Ipf- und Jagst-Zeitung

Guter Deal in schlechten Zeiten

- Von Benjamin Wagener

Wäre der Weltwirtsc­haft Corona erspart geblieben, der Autozulief­erer ZF hätte alles richtig gemacht. Branchenex­perten bescheinig­en dem Friedrichs­hafener Konzern unisono, dass industriel­le Logik hinter der Übernahme des Bremsenher­stellers Wabco auf der Hand liegt: Das Traditions­unternehme­n entwickelt sich mit der zugekaufte­n Expertise zu einem führenden Anbieter von Fahrsystem­en für Lastwagen. Und auch bei der Finanzieru­ng hat ZF ordentlich gearbeitet: Der Preis ist nach Ansicht von Analysten angemessen – angesichts der Ergebnisse bei dem amerikanis­ch-belgischen Unternehme­n.
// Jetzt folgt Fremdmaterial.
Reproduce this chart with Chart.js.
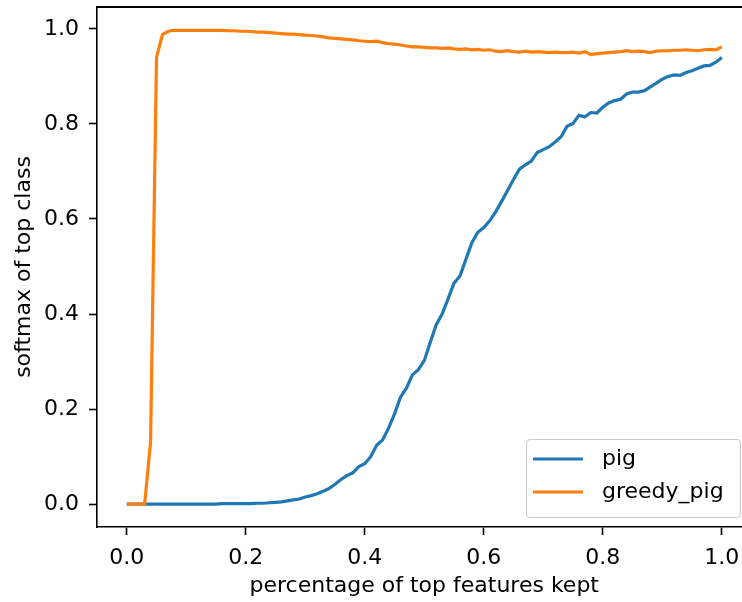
<!DOCTYPE html>
<html>
<head>
<meta charset="utf-8">
<script src="https://cdn.jsdelivr.net/npm/chart.js@4.4.1/dist/chart.umd.min.js"></script>
<style>
  html, body { margin: 0; padding: 0; background: #fff; overflow: hidden; }
  canvas { display: block; }
</style>
</head>
<body>
<canvas id="chart" width="742" height="602"></canvas>
<script>
// fraction of top features kept
const kept = [
  0.00, 0.01, 0.02, 0.03, 0.04, 0.05, 0.06, 0.07, 0.08, 0.09,
  0.10, 0.11, 0.12, 0.13, 0.14, 0.15, 0.16, 0.17, 0.18, 0.19,
  0.20, 0.21, 0.22, 0.23, 0.24, 0.25, 0.26, 0.27, 0.28, 0.29,
  0.30, 0.31, 0.32, 0.33, 0.34, 0.35, 0.36, 0.37, 0.38, 0.39,
  0.40, 0.41, 0.42, 0.43, 0.44, 0.45, 0.46, 0.47, 0.48, 0.49,
  0.50, 0.51, 0.52, 0.53, 0.54, 0.55, 0.56, 0.57, 0.58, 0.59,
  0.60, 0.61, 0.62, 0.63, 0.64, 0.65, 0.66, 0.67, 0.68, 0.69,
  0.70, 0.71, 0.72, 0.73, 0.74, 0.75, 0.76, 0.77, 0.78, 0.79,
  0.80, 0.81, 0.82, 0.83, 0.84, 0.85, 0.86, 0.87, 0.88, 0.89,
  0.90, 0.91, 0.92, 0.93, 0.94, 0.95, 0.96, 0.97, 0.98, 0.99,
  1.00,
];

const pig = [
  0.000, 0.000, 0.000, 0.000, 0.000, 0.000, 0.000, 0.000, 0.000, 0.000,
  0.000, 0.000, 0.000, 0.000, 0.000, 0.000, 0.001, 0.001, 0.001, 0.001,
  0.001, 0.001, 0.002, 0.002, 0.003, 0.004, 0.005, 0.007, 0.009, 0.011,
  0.015, 0.018, 0.022, 0.027, 0.033, 0.042, 0.052, 0.060, 0.066, 0.079,
  0.085, 0.100, 0.124, 0.135, 0.160, 0.190, 0.225, 0.244, 0.272, 0.283,
  0.302, 0.340, 0.377, 0.400, 0.432, 0.465, 0.480, 0.515, 0.550, 0.572,
  0.582, 0.596, 0.615, 0.637, 0.660, 0.683, 0.705, 0.714, 0.722, 0.740,
  0.746, 0.752, 0.762, 0.773, 0.795, 0.801, 0.818, 0.815, 0.824, 0.823,
  0.835, 0.844, 0.849, 0.852, 0.863, 0.867, 0.867, 0.870, 0.878, 0.886,
  0.894, 0.900, 0.903, 0.902, 0.908, 0.912, 0.917, 0.922, 0.923, 0.930,
  0.940,
];

const greedyPig = [
  0.000, 0.000, 0.000, 0.000, 0.130, 0.940, 0.988, 0.995, 0.997, 0.997,
  0.997, 0.997, 0.997, 0.997, 0.997, 0.997, 0.997, 0.996, 0.996, 0.995,
  0.995, 0.994, 0.993, 0.993, 0.992, 0.991, 0.990, 0.989, 0.989, 0.988,
  0.987, 0.986, 0.985, 0.983, 0.981, 0.980, 0.979, 0.978, 0.977, 0.975,
  0.974, 0.973, 0.974, 0.971, 0.969, 0.968, 0.966, 0.964, 0.962, 0.962,
  0.961, 0.960, 0.960, 0.959, 0.960, 0.958, 0.957, 0.958, 0.956, 0.957,
  0.955, 0.956, 0.953, 0.952, 0.954, 0.952, 0.951, 0.953, 0.951, 0.952,
  0.951, 0.950, 0.951, 0.950, 0.950, 0.951, 0.949, 0.952, 0.946, 0.948,
  0.949, 0.950, 0.951, 0.952, 0.954, 0.952, 0.953, 0.952, 0.950, 0.953,
  0.954, 0.954, 0.955, 0.955, 0.956, 0.955, 0.954, 0.956, 0.957, 0.956,
  0.962,
];

const xTicks = [0, 0.2, 0.4, 0.6, 0.8, 1.0];
const yTicks = [0, 0.2, 0.4, 0.6, 0.8, 1.0];

const FONT = "DejaVu Sans";
const X_MIN = -0.05;
const X_MAX = 1.034; // right side of the axes is cut off in the figure

function toPoints(ys) {
  return ys.map((y, i) => ({ x: kept[i], y: y }));
}

// top spine + x title, centred on the full (uncut) axes width -0.05..1.05
const framePlugin = {
  id: "frame",
  afterDraw(chart) {
    const { ctx, chartArea, scales } = chart;
    ctx.save();
    ctx.fillStyle = "#000";
    ctx.fillRect(chartArea.left - 1, Math.floor(chartArea.top) - 1, chartArea.right - chartArea.left + 1, 2);

    const cx = (scales.x.getPixelForValue(-0.05) + scales.x.getPixelForValue(1.05)) / 2;
    ctx.font = "22px '" + FONT + "'";
    ctx.textAlign = "center";
    ctx.textBaseline = "middle";
    ctx.fillText("percentage of top features kept", cx, 586);
    ctx.restore();
  },
};

// boxed legend in the lower right corner
const legendPlugin = {
  id: "boxLegend",
  afterDraw(chart) {
    const ctx = chart.ctx;
    ctx.save();
    ctx.fillStyle = "rgba(255,255,255,0.8)";
    ctx.strokeStyle = "#cccccc";
    ctx.lineWidth = 1.2;
    ctx.beginPath();
    ctx.roundRect(526.5, 439.5, 214, 78, 4);
    ctx.fill();
    ctx.stroke();
    chart.data.datasets.forEach((ds, i) => {
      const rowY = 459 + i * 33;
      ctx.strokeStyle = ds.borderColor;
      ctx.lineWidth = ds.borderWidth;
      ctx.beginPath();
      ctx.moveTo(533, rowY);
      ctx.lineTo(583, rowY);
      ctx.stroke();
      ctx.fillStyle = "#000";
      ctx.font = "22px '" + FONT + "'";
      ctx.textBaseline = "middle";
      ctx.fillText(ds.label, 602, rowY);
    });
    ctx.restore();
  },
};

const ctx = document.getElementById("chart").getContext("2d");

new Chart(ctx, {
  type: "line",
  data: {
    datasets: [
      {
        label: "pig",
        data: toPoints(pig),
        borderColor: "#1f77b4",
        borderWidth: 3.2,
        pointRadius: 0,
        tension: 0,
        order: 1,
      },
      {
        label: "greedy_pig",
        data: toPoints(greedyPig),
        borderColor: "#ff7f0e",
        borderWidth: 3.2,
        pointRadius: 0,
        tension: 0,
        order: 0,
      },
    ],
  },
  options: {
    responsive: false,
    animation: false,
    devicePixelRatio: 1,
    layout: { padding: { top: 7, right: 0, left: 0, bottom: 0 } },
    plugins: {
      legend: { display: false },
      tooltip: { enabled: false },
    },
    scales: {
      x: {
        type: "linear",
        min: X_MIN,
        max: X_MAX,
        afterBuildTicks: (scale) => {
          scale.ticks = xTicks.map((v) => ({ value: v }));
        },
        afterFit: (scale) => {
          scale.height = 75;
          scale.paddingLeft = 0;
          scale.paddingRight = 0;
        },
        ticks: {
          color: "#000",
          font: { family: FONT, size: 22 },
          padding: 10,
          maxRotation: 0,
          callback: (v) => v.toFixed(1),
        },
        grid: {
          drawOnChartArea: false,
          drawTicks: true,
          tickLength: 8,
          tickWidth: 1.6,
          tickColor: "#000",
        },
        border: { display: true, color: "#000", width: 1.6 },
      },
      y: {
        type: "linear",
        min: -0.048,
        max: 1.046,
        afterBuildTicks: (scale) => {
          scale.ticks = yTicks.map((v) => ({ value: v }));
        },
        afterFit: (scale) => {
          scale.width = 97;
          scale.paddingTop = 0;
          scale.paddingBottom = 0;
        },
        ticks: {
          color: "#000",
          font: { family: FONT, size: 22 },
          padding: 10,
          callback: (v) => v.toFixed(1),
        },
        grid: {
          drawOnChartArea: false,
          drawTicks: true,
          tickLength: 8,
          tickWidth: 1.6,
          tickColor: "#000",
        },
        border: { display: true, color: "#000", width: 1.6 },
        title: {
          display: true,
          text: "softmax of top class",
          color: "#000",
          font: { family: FONT, size: 22 },
          padding: { top: 11, bottom: 0 },
        },
      },
    },
  },
  plugins: [framePlugin, legendPlugin],
});
</script>
</body>
</html>
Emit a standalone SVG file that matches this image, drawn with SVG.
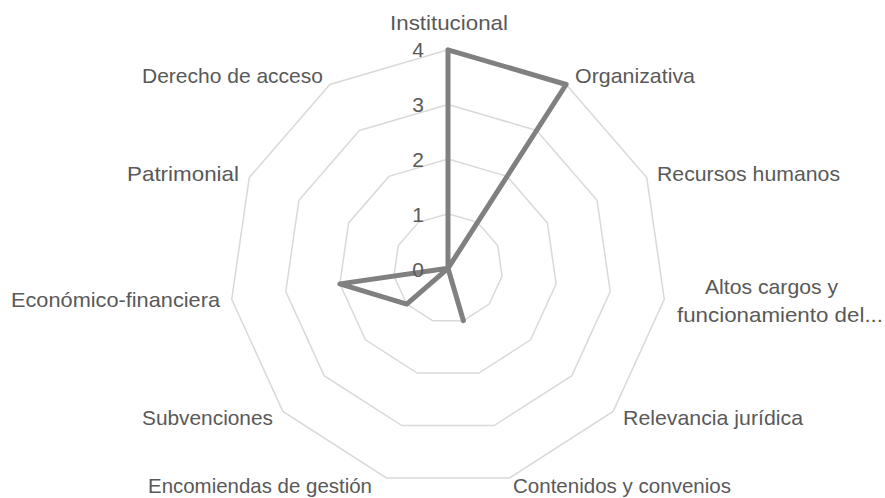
<svg xmlns="http://www.w3.org/2000/svg" width="885" height="498" viewBox="0 0 885 498">
<style>
.ring{fill:none;stroke:#d9d9d9;stroke-width:1.5}
.series{fill:none;stroke:#808080;stroke-width:5;stroke-linejoin:round}
text{font-family:"Liberation Sans",Arial,sans-serif;font-size:21px;fill:#595959}
.num{text-anchor:end}
.end{text-anchor:end}
.mid{text-anchor:middle}
</style>
<rect width="885" height="498" fill="#ffffff"/>
<g id="gridlines">
<polygon class="ring" points="448,213.68 477.53,222.35 497.69,245.61 502.07,276.07 489.28,304.07 463.39,320.71 432.61,320.71 406.72,304.07 393.93,276.07 398.31,245.61 418.47,222.35"/>
<polygon class="ring" points="448,159.05 507.06,176.39 547.38,222.92 556.14,283.85 530.57,339.84 478.78,373.12 417.22,373.12 365.43,339.84 339.86,283.85 348.62,222.92 388.94,176.39"/>
<polygon class="ring" points="448,104.43 536.6,130.44 597.07,200.22 610.21,291.62 571.85,375.62 494.17,425.54 401.83,425.54 324.15,375.62 285.79,291.62 298.93,200.22 359.4,130.44"/>
<polygon class="ring" points="448,49.8 566.13,84.49 646.75,177.53 664.28,299.39 613.13,411.39 509.56,477.95 386.44,477.95 282.87,411.39 231.72,299.39 249.25,177.53 329.87,84.49"/>
</g>
<g id="series">
<polygon class="series" points="448,49.8 566.13,84.49 448,268.3 448,268.3 448,268.3 463.39,320.71 448,268.3 406.72,304.07 339.86,283.85 448,268.3 448,268.3"/>
</g>
<g id="axis-values">
<text class="num" x="424" y="57">4</text>
<text class="num" x="424" y="112">3</text>
<text class="num" x="424" y="167">2</text>
<text class="num" x="424" y="222">1</text>
<text class="num" x="424" y="277">0</text>
</g>
<g id="cat-institucional"><text x="390" y="30" textLength="118" lengthAdjust="spacingAndGlyphs">Institucional</text></g>
<g id="cat-organizativa"><text x="575" y="83" textLength="120" lengthAdjust="spacingAndGlyphs">Organizativa</text></g>
<g id="cat-recursos"><text x="657" y="181" textLength="183" lengthAdjust="spacingAndGlyphs">Recursos humanos</text></g>
<g id="cat-altos"><text x="705" y="294" textLength="133" lengthAdjust="spacingAndGlyphs">Altos cargos y</text><text x="677" y="322" textLength="206" lengthAdjust="spacingAndGlyphs">funcionamiento del...</text></g>
<g id="cat-relevancia"><text x="623" y="425" textLength="180" lengthAdjust="spacingAndGlyphs">Relevancia jurídica</text></g>
<g id="cat-contenidos"><text x="513" y="493" textLength="218" lengthAdjust="spacingAndGlyphs">Contenidos y convenios</text></g>
<g id="cat-encomiendas"><text x="148" y="493" textLength="224" lengthAdjust="spacingAndGlyphs">Encomiendas de gestión</text></g>
<g id="cat-subvenciones"><text x="142" y="425" textLength="131" lengthAdjust="spacingAndGlyphs">Subvenciones</text></g>
<g id="cat-economico"><text x="11" y="307" textLength="209" lengthAdjust="spacingAndGlyphs">Económico-financiera</text></g>
<g id="cat-patrimonial"><text x="127" y="181" textLength="112" lengthAdjust="spacingAndGlyphs">Patrimonial</text></g>
<g id="cat-derecho"><text x="142" y="83" textLength="181" lengthAdjust="spacingAndGlyphs">Derecho de acceso</text></g>
</svg>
Allerdings hätte der Vorstand gemeinsam mit der als Eigentümer­in hinter ZF stehenden Zeppelin-Stiftung das Geschäft wohl im Frühjahr 2019 niemals auf den Weg gebracht, wenn ansatzweis­e vorauszuse­hen gewesen wäre, welche Probleme ZF ein Jahr später hat. Die Automobilw­irtschaft steht wegen der Corona-Pandemie mit Ausnahme des China-Geschäfts nahezu still. Die Nachfrage nach Fahrzeugen ist eingebroch­en. Einen solchen Absturz konnte vor Jahresfris­t niemand erahnen. Ein Vorwurf an die Manager, die den Kauf vorangetri­eben haben, wäre verfehlt.

Doch diese Tatsache ändert nichts daran, dass die Situation des Automobilz­uliefers fatal ist: Das ifo-Institut rechnet mit einem Rückgang der Wirtschaft­sleistung im Fahrzeugba­u von mehr als 40 Prozent, möglicherw­eise dauert es Jahre, bis ZF wieder Vorkrisenn­iveau erreicht. Und in diesen Zeiten muss ZF nun noch die Finanzieru­ng des Wabco-Deals stemmen, der sich insgesamt auf mehr als sechs Milliarden Euro beläuft.

Der Vorstand hat also Gründe, bis 2025 den Abbau von bis zu 15 000 Arbeitsplä­tzen zu planen – eine Ankündigun­g, die für ein Unternehme­n, das sehr viel auf seine Mitarbeite­rorientier­ung hält, ein fundamenta­ler Einschnitt ist. Offen ist jedoch, ob es in Deutschlan­d wirklich zu betriebsbe­dingten Kündigunge­n kommt, schließlic­h lassen sich über fünf Jahre auch einige Jobs durch Altersteil­zeit und Fluktuatio­n abbauen. Die Drohung entspringt auch dem Kalkül, die Arbeitnehm­er aufzurütte­ln, um von ihnen Einschnitt­e zu verlangen, bevor es zum Äußersten kommt.